§ **Exercise**
Copy out the material below in full, but not its images.

━━━━━ Material provided ━━━━━

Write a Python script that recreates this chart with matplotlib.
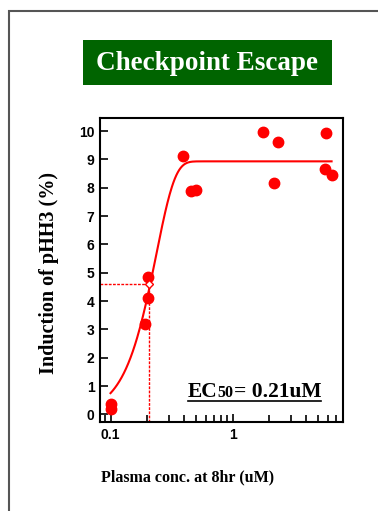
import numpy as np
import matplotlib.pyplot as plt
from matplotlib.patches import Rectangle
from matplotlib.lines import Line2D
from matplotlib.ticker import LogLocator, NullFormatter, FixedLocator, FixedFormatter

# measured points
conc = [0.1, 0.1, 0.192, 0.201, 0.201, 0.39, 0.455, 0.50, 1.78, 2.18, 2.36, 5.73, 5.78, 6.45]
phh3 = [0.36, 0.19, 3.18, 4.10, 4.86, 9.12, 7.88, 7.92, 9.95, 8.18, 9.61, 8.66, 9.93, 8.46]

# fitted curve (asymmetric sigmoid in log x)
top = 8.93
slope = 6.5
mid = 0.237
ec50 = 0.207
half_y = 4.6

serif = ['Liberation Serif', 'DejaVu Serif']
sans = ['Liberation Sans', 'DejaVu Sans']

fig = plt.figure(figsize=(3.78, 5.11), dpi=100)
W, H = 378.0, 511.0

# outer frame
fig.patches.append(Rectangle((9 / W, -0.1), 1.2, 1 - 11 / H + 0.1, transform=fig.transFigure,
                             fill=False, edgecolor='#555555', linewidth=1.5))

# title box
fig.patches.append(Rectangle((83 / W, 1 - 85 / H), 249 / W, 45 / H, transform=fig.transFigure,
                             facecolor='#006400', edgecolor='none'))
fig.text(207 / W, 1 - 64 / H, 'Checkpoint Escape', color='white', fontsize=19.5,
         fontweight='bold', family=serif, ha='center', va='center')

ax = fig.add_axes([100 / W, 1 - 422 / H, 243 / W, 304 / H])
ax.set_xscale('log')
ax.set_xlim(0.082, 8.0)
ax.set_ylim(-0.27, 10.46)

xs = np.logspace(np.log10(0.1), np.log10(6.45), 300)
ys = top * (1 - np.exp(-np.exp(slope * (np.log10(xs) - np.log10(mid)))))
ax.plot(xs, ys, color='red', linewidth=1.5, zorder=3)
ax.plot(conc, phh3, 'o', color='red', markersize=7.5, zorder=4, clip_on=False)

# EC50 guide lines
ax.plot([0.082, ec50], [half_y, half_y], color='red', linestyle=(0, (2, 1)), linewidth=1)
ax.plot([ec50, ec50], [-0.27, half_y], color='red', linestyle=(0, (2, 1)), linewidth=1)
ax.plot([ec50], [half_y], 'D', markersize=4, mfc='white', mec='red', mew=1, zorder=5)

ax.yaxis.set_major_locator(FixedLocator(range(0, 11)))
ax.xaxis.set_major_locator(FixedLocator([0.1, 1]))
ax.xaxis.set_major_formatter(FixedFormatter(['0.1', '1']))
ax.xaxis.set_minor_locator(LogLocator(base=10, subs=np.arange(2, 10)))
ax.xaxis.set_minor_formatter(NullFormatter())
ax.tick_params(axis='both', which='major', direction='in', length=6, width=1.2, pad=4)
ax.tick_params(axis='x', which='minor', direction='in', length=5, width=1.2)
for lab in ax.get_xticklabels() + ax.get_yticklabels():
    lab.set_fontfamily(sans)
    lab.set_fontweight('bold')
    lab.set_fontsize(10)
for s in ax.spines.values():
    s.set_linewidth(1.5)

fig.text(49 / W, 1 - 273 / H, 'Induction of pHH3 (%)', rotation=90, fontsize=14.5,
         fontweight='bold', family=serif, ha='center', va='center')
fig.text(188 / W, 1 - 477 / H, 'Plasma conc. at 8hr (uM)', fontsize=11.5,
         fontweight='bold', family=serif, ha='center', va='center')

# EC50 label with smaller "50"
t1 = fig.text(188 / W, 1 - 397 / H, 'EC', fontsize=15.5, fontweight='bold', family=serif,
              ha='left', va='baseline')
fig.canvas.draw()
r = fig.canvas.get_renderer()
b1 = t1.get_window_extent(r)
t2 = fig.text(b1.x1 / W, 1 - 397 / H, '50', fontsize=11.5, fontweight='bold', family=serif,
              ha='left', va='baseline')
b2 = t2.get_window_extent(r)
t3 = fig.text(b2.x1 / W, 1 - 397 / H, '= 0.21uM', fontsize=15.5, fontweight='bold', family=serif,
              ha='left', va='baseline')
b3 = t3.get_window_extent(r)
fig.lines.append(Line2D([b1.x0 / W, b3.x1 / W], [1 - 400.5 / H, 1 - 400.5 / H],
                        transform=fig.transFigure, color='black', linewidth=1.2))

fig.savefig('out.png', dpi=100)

━━━━━

§ **Answer to this task**
Write a Python script that recreates this chart with matplotlib.
import numpy as np
import matplotlib.pyplot as plt
from matplotlib.patches import Rectangle
from matplotlib.lines import Line2D
from matplotlib.ticker import LogLocator, NullFormatter, FixedLocator, FixedFormatter

# measured points
conc = [0.1, 0.1, 0.192, 0.201, 0.201, 0.39, 0.455, 0.50, 1.78, 2.18, 2.36, 5.73, 5.78, 6.45]
phh3 = [0.36, 0.19, 3.18, 4.10, 4.86, 9.12, 7.88, 7.92, 9.95, 8.18, 9.61, 8.66, 9.93, 8.46]

# fitted curve (asymmetric sigmoid in log x)
top = 8.93
slope = 6.5
mid = 0.237
ec50 = 0.207
half_y = 4.6

serif = ['Liberation Serif', 'DejaVu Serif']
sans = ['Liberation Sans', 'DejaVu Sans']

fig = plt.figure(figsize=(3.78, 5.11), dpi=100)
W, H = 378.0, 511.0

# outer frame
fig.patches.append(Rectangle((9 / W, -0.1), 1.2, 1 - 11 / H + 0.1, transform=fig.transFigure,
                             fill=False, edgecolor='#555555', linewidth=1.5))

# title box
fig.patches.append(Rectangle((83 / W, 1 - 85 / H), 249 / W, 45 / H, transform=fig.transFigure,
                             facecolor='#006400', edgecolor='none'))
fig.text(207 / W, 1 - 64 / H, 'Checkpoint Escape', color='white', fontsize=19.5,
         fontweight='bold', family=serif, ha='center', va='center')

ax = fig.add_axes([100 / W, 1 - 422 / H, 243 / W, 304 / H])
ax.set_xscale('log')
ax.set_xlim(0.082, 8.0)
ax.set_ylim(-0.27, 10.46)

xs = np.logspace(np.log10(0.1), np.log10(6.45), 300)
ys = top * (1 - np.exp(-np.exp(slope * (np.log10(xs) - np.log10(mid)))))
ax.plot(xs, ys, color='red', linewidth=1.5, zorder=3)
ax.plot(conc, phh3, 'o', color='red', markersize=7.5, zorder=4, clip_on=False)

# EC50 guide lines
ax.plot([0.082, ec50], [half_y, half_y], color='red', linestyle=(0, (2, 1)), linewidth=1)
ax.plot([ec50, ec50], [-0.27, half_y], color='red', linestyle=(0, (2, 1)), linewidth=1)
ax.plot([ec50], [half_y], 'D', markersize=4, mfc='white', mec='red', mew=1, zorder=5)

ax.yaxis.set_major_locator(FixedLocator(range(0, 11)))
ax.xaxis.set_major_locator(FixedLocator([0.1, 1]))
ax.xaxis.set_major_formatter(FixedFormatter(['0.1', '1']))
ax.xaxis.set_minor_locator(LogLocator(base=10, subs=np.arange(2, 10)))
ax.xaxis.set_minor_formatter(NullFormatter())
ax.tick_params(axis='both', which='major', direction='in', length=6, width=1.2, pad=4)
ax.tick_params(axis='x', which='minor', direction='in', length=5, width=1.2)
for lab in ax.get_xticklabels() + ax.get_yticklabels():
    lab.set_fontfamily(sans)
    lab.set_fontweight('bold')
    lab.set_fontsize(10)
for s in ax.spines.values():
    s.set_linewidth(1.5)

fig.text(49 / W, 1 - 273 / H, 'Induction of pHH3 (%)', rotation=90, fontsize=14.5,
         fontweight='bold', family=serif, ha='center', va='center')
fig.text(188 / W, 1 - 477 / H, 'Plasma conc. at 8hr (uM)', fontsize=11.5,
         fontweight='bold', family=serif, ha='center', va='center')

# EC50 label with smaller "50"
t1 = fig.text(188 / W, 1 - 397 / H, 'EC', fontsize=15.5, fontweight='bold', family=serif,
              ha='left', va='baseline')
fig.canvas.draw()
r = fig.canvas.get_renderer()
b1 = t1.get_window_extent(r)
t2 = fig.text(b1.x1 / W, 1 - 397 / H, '50', fontsize=11.5, fontweight='bold', family=serif,
              ha='left', va='baseline')
b2 = t2.get_window_extent(r)
t3 = fig.text(b2.x1 / W, 1 - 397 / H, '= 0.21uM', fontsize=15.5, fontweight='bold', family=serif,
              ha='left', va='baseline')
b3 = t3.get_window_extent(r)
fig.lines.append(Line2D([b1.x0 / W, b3.x1 / W], [1 - 400.5 / H, 1 - 400.5 / H],
                        transform=fig.transFigure, color='black', linewidth=1.2))

fig.savefig('out.png', dpi=100)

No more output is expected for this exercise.